__Set problem__. Read the listing below and copy out every line that holds "this".

__Material provided__.
──────────────────────────────

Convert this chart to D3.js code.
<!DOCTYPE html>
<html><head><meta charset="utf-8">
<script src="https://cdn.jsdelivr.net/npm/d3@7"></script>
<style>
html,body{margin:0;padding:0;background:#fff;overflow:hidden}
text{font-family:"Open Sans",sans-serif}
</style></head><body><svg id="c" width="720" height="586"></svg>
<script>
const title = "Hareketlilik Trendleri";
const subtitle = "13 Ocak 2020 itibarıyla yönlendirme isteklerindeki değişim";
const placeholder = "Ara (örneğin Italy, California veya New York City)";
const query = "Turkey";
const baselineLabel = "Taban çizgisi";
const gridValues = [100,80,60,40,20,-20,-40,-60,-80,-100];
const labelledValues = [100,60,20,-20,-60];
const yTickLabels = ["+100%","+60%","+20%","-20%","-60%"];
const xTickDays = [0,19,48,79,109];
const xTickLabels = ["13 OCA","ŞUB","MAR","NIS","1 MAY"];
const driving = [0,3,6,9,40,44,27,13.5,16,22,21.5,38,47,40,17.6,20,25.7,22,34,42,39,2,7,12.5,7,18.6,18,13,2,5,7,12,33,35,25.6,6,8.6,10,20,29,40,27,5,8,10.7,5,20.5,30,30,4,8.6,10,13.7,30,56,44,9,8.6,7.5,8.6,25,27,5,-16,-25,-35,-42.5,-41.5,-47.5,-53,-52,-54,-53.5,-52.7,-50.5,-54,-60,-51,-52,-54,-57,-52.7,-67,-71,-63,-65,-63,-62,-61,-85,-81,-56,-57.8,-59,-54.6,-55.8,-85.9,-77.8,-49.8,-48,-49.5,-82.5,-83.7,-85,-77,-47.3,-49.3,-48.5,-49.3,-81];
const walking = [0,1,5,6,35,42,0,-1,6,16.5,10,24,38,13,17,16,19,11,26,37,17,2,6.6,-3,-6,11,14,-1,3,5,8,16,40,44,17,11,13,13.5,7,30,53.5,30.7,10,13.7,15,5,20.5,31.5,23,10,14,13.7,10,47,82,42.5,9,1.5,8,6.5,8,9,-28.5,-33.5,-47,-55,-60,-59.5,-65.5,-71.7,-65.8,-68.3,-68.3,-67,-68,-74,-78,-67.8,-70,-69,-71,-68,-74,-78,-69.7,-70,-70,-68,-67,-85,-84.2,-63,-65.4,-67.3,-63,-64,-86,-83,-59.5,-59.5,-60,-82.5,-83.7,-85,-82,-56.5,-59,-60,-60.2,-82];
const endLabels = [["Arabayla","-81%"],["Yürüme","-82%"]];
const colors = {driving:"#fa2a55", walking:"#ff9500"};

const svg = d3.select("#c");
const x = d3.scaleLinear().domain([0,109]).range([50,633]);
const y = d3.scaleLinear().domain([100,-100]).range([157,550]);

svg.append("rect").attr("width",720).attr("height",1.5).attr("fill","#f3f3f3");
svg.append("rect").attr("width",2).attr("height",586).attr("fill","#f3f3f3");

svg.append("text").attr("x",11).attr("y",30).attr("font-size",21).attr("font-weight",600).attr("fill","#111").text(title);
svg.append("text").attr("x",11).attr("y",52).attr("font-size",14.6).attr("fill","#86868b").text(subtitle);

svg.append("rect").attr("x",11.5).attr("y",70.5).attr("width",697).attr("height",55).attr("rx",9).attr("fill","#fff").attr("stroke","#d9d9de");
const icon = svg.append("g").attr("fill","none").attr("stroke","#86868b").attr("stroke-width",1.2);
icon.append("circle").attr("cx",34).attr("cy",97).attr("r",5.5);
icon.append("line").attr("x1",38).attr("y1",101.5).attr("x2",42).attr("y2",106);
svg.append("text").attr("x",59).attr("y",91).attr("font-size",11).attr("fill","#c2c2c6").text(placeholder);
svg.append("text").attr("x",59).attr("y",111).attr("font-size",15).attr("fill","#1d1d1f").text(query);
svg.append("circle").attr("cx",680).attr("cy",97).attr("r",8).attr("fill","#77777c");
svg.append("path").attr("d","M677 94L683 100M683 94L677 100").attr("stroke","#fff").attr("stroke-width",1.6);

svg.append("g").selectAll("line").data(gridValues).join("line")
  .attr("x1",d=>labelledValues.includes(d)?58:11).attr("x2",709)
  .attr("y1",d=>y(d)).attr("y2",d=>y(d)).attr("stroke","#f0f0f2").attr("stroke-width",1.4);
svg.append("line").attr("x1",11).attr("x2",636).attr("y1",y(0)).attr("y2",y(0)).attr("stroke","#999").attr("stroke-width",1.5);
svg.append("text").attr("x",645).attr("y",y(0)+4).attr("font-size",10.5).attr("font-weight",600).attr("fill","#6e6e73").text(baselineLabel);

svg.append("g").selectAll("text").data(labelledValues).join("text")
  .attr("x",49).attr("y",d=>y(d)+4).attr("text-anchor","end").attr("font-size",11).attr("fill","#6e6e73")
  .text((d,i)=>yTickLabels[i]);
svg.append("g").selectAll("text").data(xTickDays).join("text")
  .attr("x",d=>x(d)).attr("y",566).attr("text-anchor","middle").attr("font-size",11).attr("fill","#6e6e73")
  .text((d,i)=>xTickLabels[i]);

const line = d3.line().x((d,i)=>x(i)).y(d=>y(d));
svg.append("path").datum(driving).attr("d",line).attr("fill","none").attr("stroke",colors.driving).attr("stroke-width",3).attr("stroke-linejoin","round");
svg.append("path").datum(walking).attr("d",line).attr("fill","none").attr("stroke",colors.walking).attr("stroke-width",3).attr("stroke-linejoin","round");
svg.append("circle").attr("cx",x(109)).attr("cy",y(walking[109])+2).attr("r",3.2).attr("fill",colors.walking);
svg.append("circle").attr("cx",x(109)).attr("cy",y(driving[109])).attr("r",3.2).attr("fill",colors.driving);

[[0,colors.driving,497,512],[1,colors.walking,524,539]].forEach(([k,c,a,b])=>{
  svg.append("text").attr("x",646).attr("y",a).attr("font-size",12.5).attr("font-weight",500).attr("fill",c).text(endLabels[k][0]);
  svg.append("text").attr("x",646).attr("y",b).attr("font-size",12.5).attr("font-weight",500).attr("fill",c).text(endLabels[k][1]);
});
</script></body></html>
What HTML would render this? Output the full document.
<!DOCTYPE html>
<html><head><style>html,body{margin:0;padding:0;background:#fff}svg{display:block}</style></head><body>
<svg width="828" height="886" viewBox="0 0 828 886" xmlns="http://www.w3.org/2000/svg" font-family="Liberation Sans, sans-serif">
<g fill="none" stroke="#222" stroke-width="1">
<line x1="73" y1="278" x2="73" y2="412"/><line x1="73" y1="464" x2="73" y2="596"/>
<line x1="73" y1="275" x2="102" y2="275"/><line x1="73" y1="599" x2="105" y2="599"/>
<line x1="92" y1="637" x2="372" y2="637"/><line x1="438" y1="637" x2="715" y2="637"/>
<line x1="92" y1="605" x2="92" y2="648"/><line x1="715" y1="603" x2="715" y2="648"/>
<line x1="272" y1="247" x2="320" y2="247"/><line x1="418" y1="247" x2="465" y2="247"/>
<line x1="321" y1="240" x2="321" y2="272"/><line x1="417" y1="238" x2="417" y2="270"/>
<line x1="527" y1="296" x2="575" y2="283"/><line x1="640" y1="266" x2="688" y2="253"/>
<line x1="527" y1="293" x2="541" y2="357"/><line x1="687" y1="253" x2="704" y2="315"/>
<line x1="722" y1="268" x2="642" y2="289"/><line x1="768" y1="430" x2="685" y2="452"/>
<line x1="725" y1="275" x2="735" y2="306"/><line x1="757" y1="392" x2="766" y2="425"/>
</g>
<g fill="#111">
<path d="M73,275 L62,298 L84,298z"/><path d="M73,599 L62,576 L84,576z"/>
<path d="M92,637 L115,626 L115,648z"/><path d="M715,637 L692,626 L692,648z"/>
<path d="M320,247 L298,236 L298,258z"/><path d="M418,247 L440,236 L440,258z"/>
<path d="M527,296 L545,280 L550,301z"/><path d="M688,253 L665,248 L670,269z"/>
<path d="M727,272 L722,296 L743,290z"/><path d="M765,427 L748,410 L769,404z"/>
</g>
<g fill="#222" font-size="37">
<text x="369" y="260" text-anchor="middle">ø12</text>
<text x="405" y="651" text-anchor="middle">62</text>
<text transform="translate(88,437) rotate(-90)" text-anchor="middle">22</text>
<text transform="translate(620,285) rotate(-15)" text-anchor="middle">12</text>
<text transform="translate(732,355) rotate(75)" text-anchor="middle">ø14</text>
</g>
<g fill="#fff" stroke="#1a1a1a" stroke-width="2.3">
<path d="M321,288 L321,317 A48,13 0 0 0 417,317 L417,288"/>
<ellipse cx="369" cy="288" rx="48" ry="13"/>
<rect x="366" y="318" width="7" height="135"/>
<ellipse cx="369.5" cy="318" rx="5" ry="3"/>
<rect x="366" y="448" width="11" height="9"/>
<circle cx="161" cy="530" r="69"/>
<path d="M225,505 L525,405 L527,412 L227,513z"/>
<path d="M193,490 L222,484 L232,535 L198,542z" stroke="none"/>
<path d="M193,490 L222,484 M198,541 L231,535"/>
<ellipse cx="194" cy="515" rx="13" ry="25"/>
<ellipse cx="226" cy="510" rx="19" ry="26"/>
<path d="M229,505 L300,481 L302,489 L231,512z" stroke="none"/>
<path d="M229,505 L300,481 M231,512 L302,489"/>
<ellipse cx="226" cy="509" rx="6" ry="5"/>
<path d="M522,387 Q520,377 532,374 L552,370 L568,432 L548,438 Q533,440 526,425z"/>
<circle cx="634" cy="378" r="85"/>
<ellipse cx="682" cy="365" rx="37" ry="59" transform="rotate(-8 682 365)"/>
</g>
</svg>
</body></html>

──────────────────────────────

__Answer for the task__.
Convert this chart to D3.js code.
What HTML would render this? Output the full document.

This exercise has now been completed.